There are two basic types of water lilies: hardy and tropical. Hardy lilies grow from rhizomes and are day bloomers that close their blossoms each evening. Excellent choices for beginners, they can be left in pools that do not freeze solid. Water should be at least 24 inches deep.
Tropical lilies are considered showier by most. Some bloom during the day and others bloom from dusk through early morning the next day. Gardeners who commute to work for the day may enjoy lilies that bloom when they are home, Trinklein said. But that enjoyment does come at a price. Tropical water lilies are a bit more demanding.
Tropical water lilies grow from tubers and are not winter-hardy in Missouri. The tuber must be removed from the water garden every fall and stored inside for the winter in an environment in which it is kept constantly moist. For best results, plant tropical lilies mid-to-late June in Missouri, or after the water reaches 60 degrees Fahrenheit. Tropical lilies are available in many colors. Their elaborate flowers often are fragrant, making for a delightful evening walk through the garden, said Trinklein.
Do not crowd water lilies. Exposed water improves the appearance of the garden.
Plant them in heavy soil (not potting soil) in pots that are submerged in the pool. Avoid soil mixes with perlite, vermiculite or peat. These light mixes will float out of the pot.
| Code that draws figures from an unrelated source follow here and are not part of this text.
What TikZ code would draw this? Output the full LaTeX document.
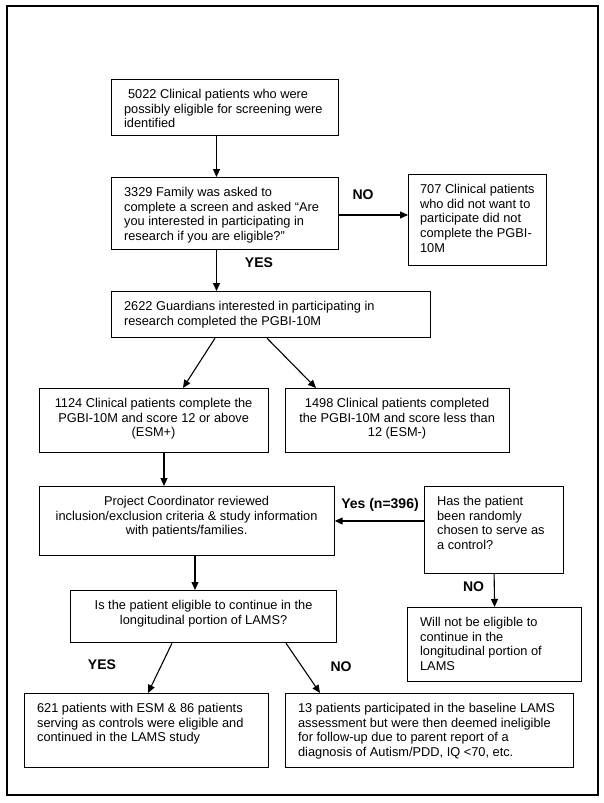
\documentclass[tikz,border=0pt]{standalone}
\usepackage{fontspec}
\setmainfont{Liberation Sans}
\usetikzlibrary{arrows.meta}

% text of a box: width, height, lines
\newcommand{\lbox}[3]{\parbox[c][#2pt][t]{#1pt}{\raggedright\vspace*{8.5pt}\strut #3}}
\newcommand{\cbox}[3]{\parbox[c][#2pt][t]{#1pt}{\centering\vspace*{8.5pt}\strut #3}}

\tikzset{
  box/.style={draw, line width=1.2pt, anchor=north west, inner xsep=12.5pt, inner ysep=0pt,
    font=\fontsize{12.8}{14.7}\selectfont},
  lbl/.style={font=\fontsize{14}{16}\selectfont\bfseries},
  flow/.style={->, line width=1.1pt}
}

\begin{document}
\begin{tikzpicture}[x=1pt, y=-1pt, >={Triangle[length=8pt,width=7pt]}]
\useasboundingbox (0,0) rectangle (603,803);
\draw[line width=1.4pt] (7,6) rectangle (598,795);

% boxes
\node[box] (b5022) at (111,79) {\lbox{201.5}{56}{\hspace{4pt}5022 Clinical patients who were\\ possibly eligible for screening were\\ identified}};
\node[box] (b3329) at (111,177) {\lbox{201.5}{72}{3329 Family was asked to\\ complete a screen and asked “Are\\ you interested in participating in\\ research if you are eligible?”}};
\node[box, inner xsep=11.5pt] (b707) at (408,174) {\lbox{115}{91}{707 Clinical patients\\ who did not want to\\ participate did not\\ complete the PGBI-\\ 10M}};
\node[box] (b2622) at (111,291) {\lbox{294}{46}{2622 Guardians interested in participating in\\ research completed the PGBI-10M}};
\node[box] (b1124) at (38.5,388) {\cbox{204}{64}{1124 Clinical patients complete the\\ PGBI-10M and score 12 or above\\ (ESM+)}};
\node[box] (b1498) at (284.5,388) {\cbox{199}{64}{1498 Clinical patients completed\\ the PGBI-10M and score less than\\ 12 (ESM-)}};
\node[box] (bPC) at (38.5,486) {\cbox{270}{69}{Project Coordinator reviewed\\ inclusion/exclusion criteria \& study information\\ with patients/families.}};
\node[box] (bHas) at (424,486) {\lbox{114}{87}{Has the patient\\ been randomly\\ chosen to serve as\\ a control?}};
\node[box] (bQ) at (70,590) {\cbox{241}{52}{Is the patient eligible to continue in the\\ longitudinal portion of LAMS?}};
\node[box] (bWill) at (407,607) {\lbox{149}{74}{Will not be eligible to\\ continue in the\\ longitudinal portion of\\ LAMS}};
\node[box] (bYes) at (24,693) {\lbox{219}{74}{621 patients with ESM \& 86 patients\\ serving as controls were eligible and\\ continued in the LAMS study}};
\node[box] (bNo) at (285,693) {\lbox{263}{74}{13 patients participated in the baseline LAMS\\ assessment but were then deemed ineligible\\ for follow-up due to parent report of a\\ diagnosis of Autism/PDD, IQ <70, etc.}};

% labels
\node[lbl] (lno1) at (363,195) {NO};
\node[lbl] (lyes1) at (259,263) {YES};
\node[lbl] (lyes2) at (380,505) {Yes (n=396)};
\node[lbl] (lno2) at (473.5,587) {NO};
\node[lbl] (lyes3) at (102,665) {YES};
\node[lbl] (lno3) at (341,667) {NO};

% arrows
\draw[flow] (b5022.south -| 216.5,0) -- (b3329.north -| 216.5,0);
\draw[flow] (b3329.east |- 0,215) -- (b707.west |- 0,215);
\draw[flow] (b3329.south -| 216.5,0) -- (b2622.north -| 216.5,0);
\draw[flow] (b2622.south -| 215,0) -- (b1124.north -| 183,0);
\draw[flow] (b2622.south -| 267,0) -- (b1498.north -| 316,0);
\draw[flow] (b1124.south -| 164,0) -- (bPC.north -| 164,0);
\draw[flow] (bHas.west |- 0,521) -- (bPC.east |- 0,521);
\draw[flow] (bPC.south -| 195,0) -- (bQ.north -| 195,0);
\draw[flow] (bHas.south) -- (bWill.north);
\draw[flow] (bQ.south -| 172,0) -- (bYes.north -| 148,0);
\draw[flow] (bQ.south -| 286,0) -- (bNo.north -| 320,0);
\end{tikzpicture}
\end{document}
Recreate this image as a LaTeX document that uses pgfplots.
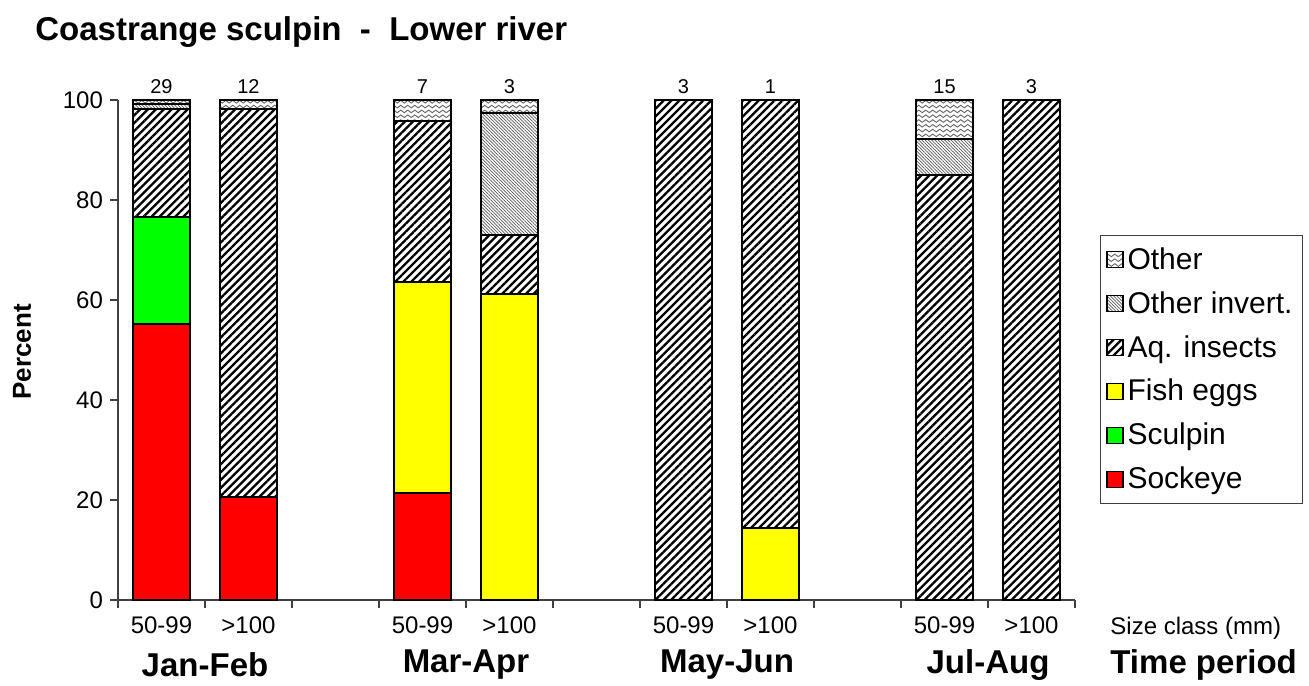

Carefully handle brittle rhizomes and tubers. Plant so that the crown is 10-12 inches below the water’s surface once the pot is submerged. Do not place on the bottom of the pool. Place dwarf varieties no more than 5 inches below the water’s surface.
Water lilies are heavy feeders. Aquatic plant fertilizer tablets that release nutrients slowly are available online and in garden supply stores. Use according to label directions.
Few diseases and pests affect water lilies. Dogs may harm them when taking a dip in a water garden. Turtles tend to eat their leaves and koi may nibble on their foliage.
Divide the rhizomes of hardy water lilies when they become crowded, quit blooming well and leaves push above the water. It usually takes four to five years for this to happen.